**PROVIDED DATA:**
· · · ·

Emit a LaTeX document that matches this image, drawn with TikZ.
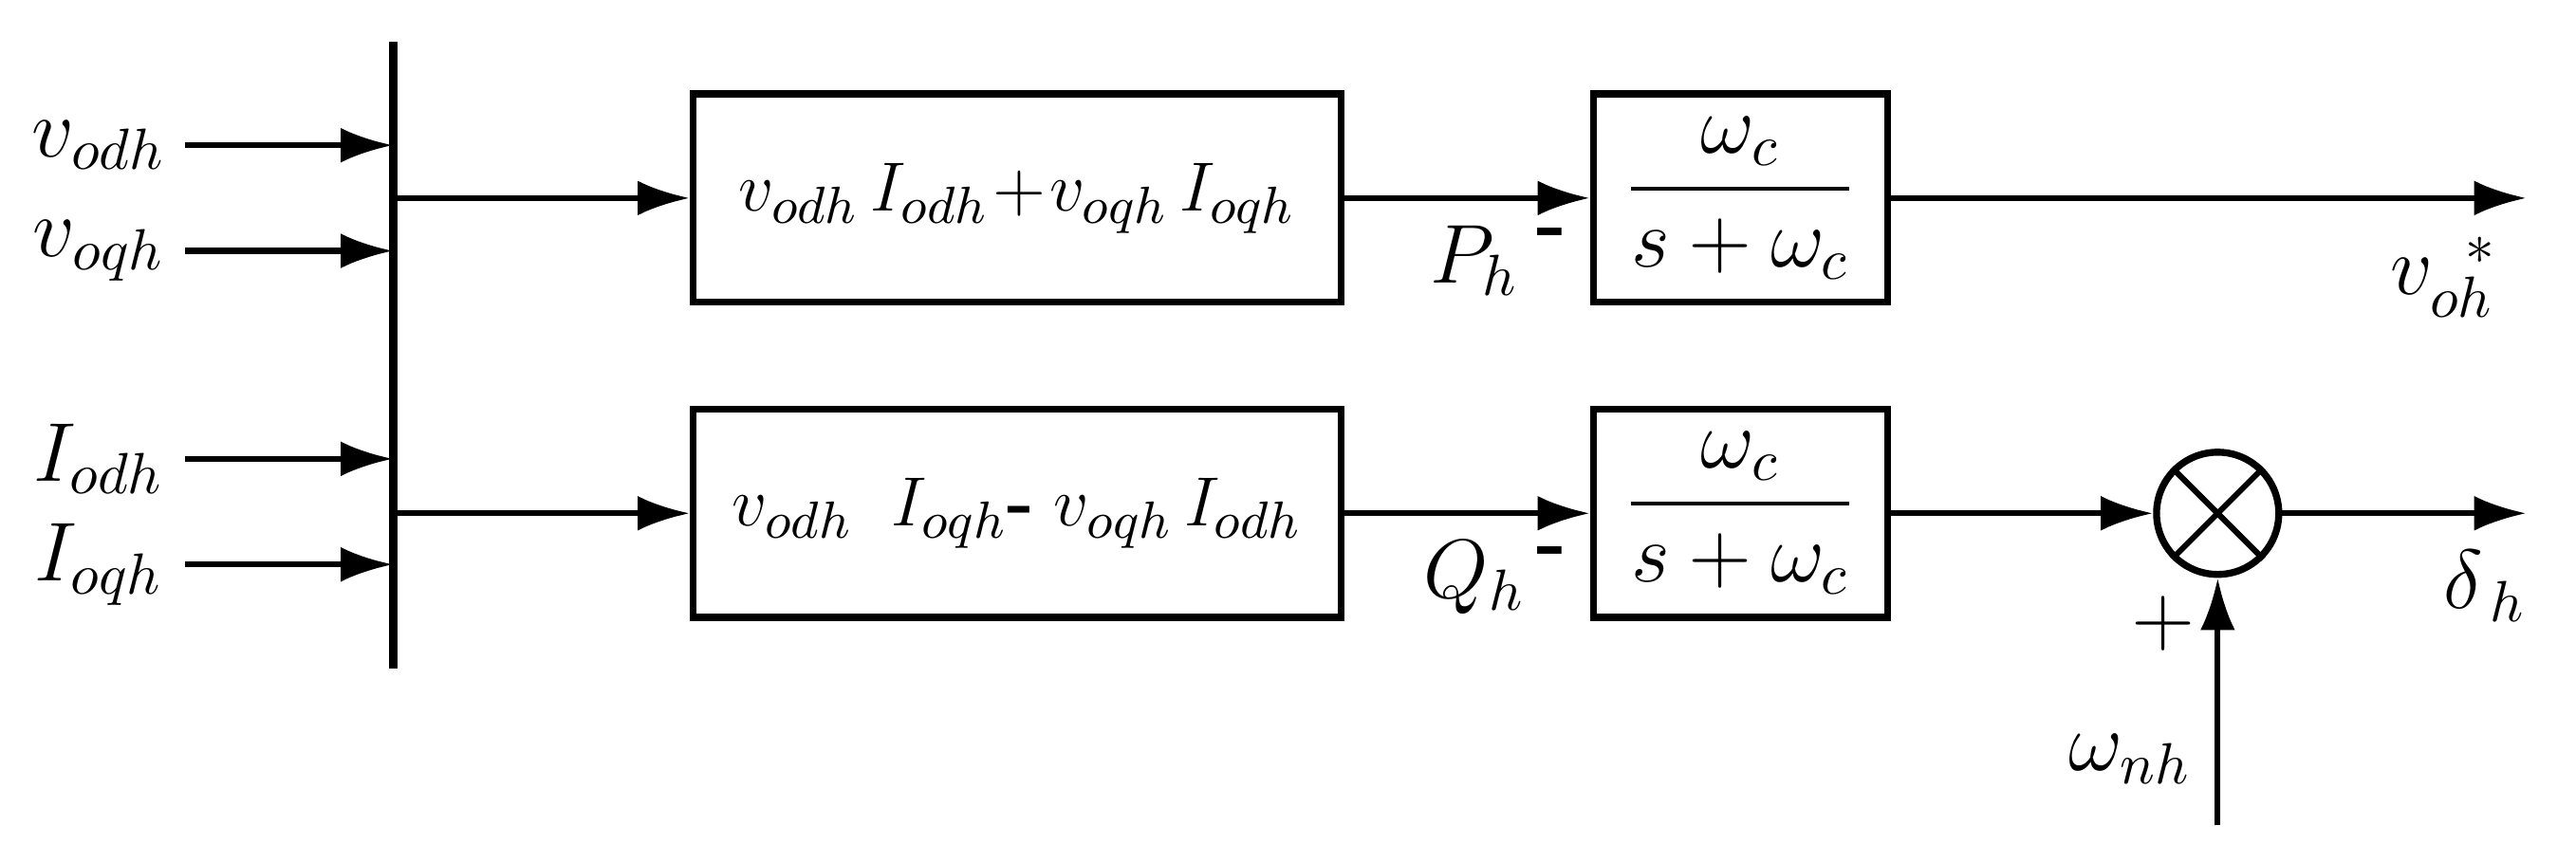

· · · ·

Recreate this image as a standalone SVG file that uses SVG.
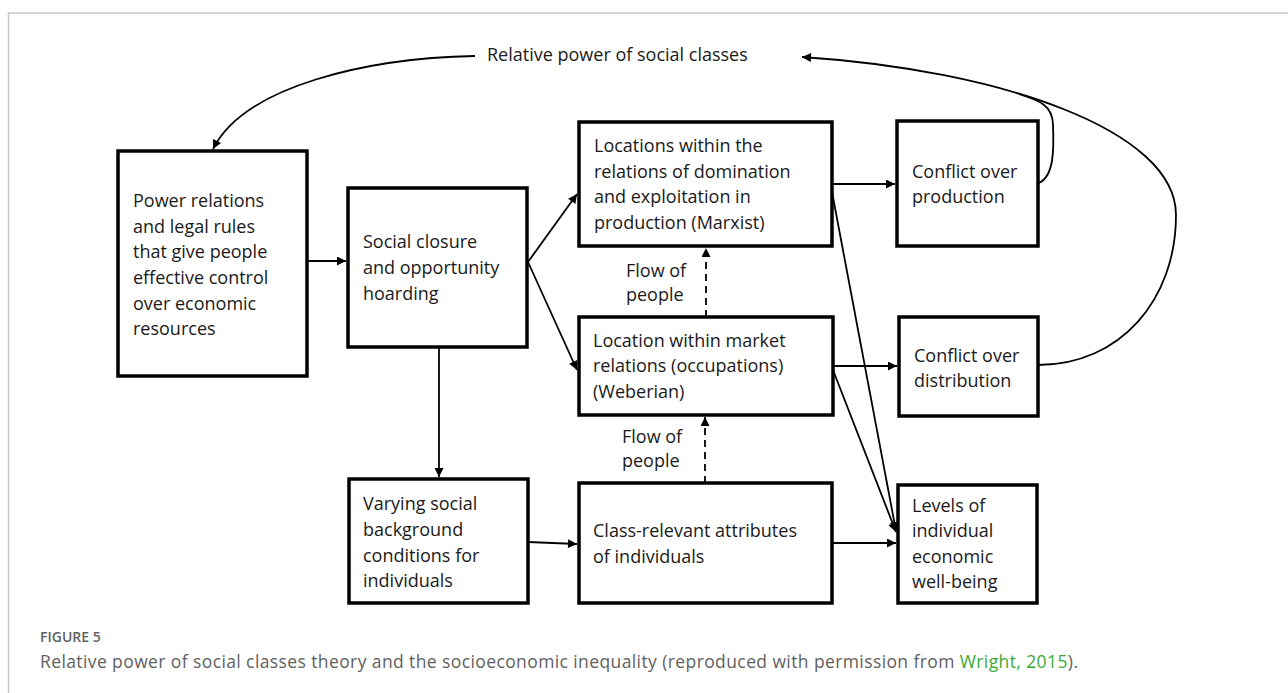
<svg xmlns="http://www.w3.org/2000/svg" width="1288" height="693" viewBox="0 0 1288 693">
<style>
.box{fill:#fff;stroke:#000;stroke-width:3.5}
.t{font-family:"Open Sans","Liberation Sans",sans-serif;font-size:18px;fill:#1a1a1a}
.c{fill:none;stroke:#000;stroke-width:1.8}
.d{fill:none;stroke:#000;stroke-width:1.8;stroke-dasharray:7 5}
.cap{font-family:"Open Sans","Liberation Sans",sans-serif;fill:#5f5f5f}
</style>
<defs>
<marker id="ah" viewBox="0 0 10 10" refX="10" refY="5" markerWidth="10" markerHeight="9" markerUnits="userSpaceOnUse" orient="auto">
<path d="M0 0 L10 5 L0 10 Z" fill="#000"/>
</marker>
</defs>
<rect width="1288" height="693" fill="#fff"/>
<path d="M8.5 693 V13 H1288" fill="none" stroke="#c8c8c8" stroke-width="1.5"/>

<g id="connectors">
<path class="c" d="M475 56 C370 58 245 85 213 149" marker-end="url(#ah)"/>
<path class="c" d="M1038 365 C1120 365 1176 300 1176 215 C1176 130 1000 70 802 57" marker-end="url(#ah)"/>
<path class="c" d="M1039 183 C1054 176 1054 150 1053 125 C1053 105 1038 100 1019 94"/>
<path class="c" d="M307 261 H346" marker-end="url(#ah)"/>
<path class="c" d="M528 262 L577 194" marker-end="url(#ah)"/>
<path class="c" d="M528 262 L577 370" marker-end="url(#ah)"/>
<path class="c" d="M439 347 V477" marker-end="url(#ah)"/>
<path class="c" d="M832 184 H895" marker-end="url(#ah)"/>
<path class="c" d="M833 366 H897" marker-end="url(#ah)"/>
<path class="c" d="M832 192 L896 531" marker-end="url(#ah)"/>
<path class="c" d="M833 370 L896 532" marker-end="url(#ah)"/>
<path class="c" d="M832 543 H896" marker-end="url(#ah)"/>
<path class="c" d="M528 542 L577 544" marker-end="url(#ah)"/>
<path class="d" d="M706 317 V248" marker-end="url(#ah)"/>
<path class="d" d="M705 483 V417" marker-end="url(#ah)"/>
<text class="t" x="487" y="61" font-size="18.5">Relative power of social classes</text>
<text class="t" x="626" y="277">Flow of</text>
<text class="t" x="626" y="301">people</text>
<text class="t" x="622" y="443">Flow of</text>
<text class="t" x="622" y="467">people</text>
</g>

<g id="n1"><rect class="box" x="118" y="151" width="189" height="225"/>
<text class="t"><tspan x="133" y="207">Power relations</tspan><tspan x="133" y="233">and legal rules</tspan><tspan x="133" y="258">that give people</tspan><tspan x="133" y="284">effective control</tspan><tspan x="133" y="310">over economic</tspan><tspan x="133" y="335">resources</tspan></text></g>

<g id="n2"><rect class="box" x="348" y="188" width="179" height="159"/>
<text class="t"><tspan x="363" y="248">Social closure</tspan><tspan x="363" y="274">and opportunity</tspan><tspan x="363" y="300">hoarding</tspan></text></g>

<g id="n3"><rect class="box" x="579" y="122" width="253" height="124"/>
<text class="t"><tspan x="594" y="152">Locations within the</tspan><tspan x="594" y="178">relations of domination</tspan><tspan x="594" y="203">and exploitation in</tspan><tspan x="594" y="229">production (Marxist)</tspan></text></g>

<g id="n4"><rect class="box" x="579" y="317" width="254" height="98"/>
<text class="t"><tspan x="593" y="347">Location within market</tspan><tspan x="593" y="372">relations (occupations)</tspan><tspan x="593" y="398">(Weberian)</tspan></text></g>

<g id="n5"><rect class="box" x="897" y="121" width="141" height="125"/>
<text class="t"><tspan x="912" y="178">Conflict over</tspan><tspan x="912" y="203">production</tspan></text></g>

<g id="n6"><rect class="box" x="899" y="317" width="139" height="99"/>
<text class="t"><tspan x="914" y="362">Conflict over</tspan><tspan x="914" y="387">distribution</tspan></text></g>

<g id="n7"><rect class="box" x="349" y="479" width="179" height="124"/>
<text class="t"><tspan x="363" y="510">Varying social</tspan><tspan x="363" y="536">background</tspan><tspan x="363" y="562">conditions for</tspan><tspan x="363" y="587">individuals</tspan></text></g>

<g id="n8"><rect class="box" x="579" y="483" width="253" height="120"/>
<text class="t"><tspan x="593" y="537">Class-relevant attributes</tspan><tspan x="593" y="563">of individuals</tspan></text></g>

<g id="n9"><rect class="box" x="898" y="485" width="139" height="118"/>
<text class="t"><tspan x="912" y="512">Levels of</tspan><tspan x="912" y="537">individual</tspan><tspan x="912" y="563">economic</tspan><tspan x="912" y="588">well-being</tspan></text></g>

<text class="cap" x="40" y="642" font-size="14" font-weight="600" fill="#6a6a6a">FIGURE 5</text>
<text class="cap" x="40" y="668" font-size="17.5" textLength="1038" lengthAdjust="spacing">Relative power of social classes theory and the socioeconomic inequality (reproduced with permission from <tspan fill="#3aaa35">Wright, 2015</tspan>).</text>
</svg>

· · · ·

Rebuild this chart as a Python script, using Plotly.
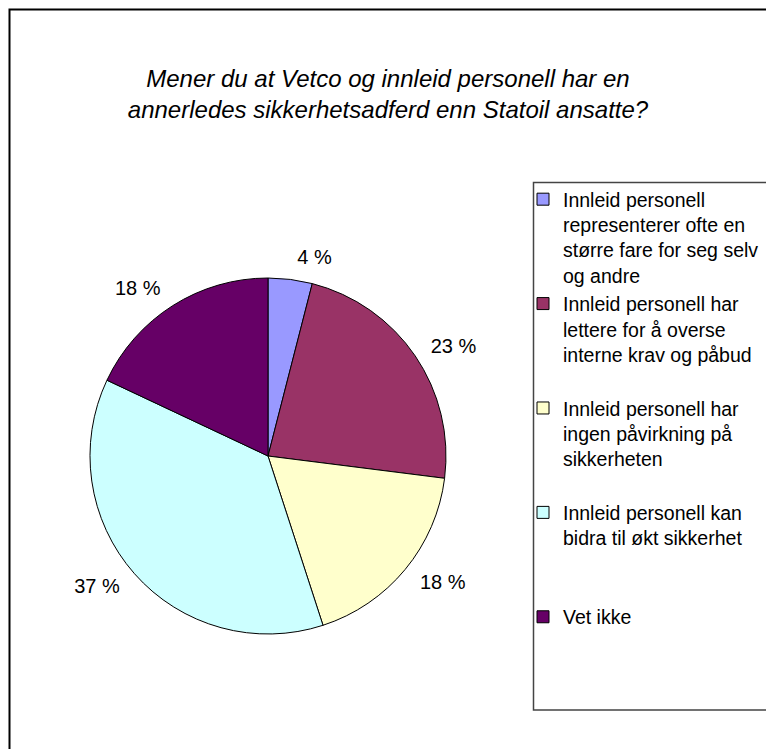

· · · ·

**PROBLEM:** Gather every line containing the word "that" and copy it.

**WRITTEN REPLY:**
Emit a LaTeX document that matches this image, drawn with TikZ.
Recreate this image as a standalone SVG file that uses SVG.
<text class="t"><tspan x="133" y="207">Power relations</tspan><tspan x="133" y="233">and legal rules</tspan><tspan x="133" y="258">that give people</tspan><tspan x="133" y="284">effective control</tspan><tspan x="133" y="310">over economic</tspan><tspan x="133" y="335">resources</tspan></text></g>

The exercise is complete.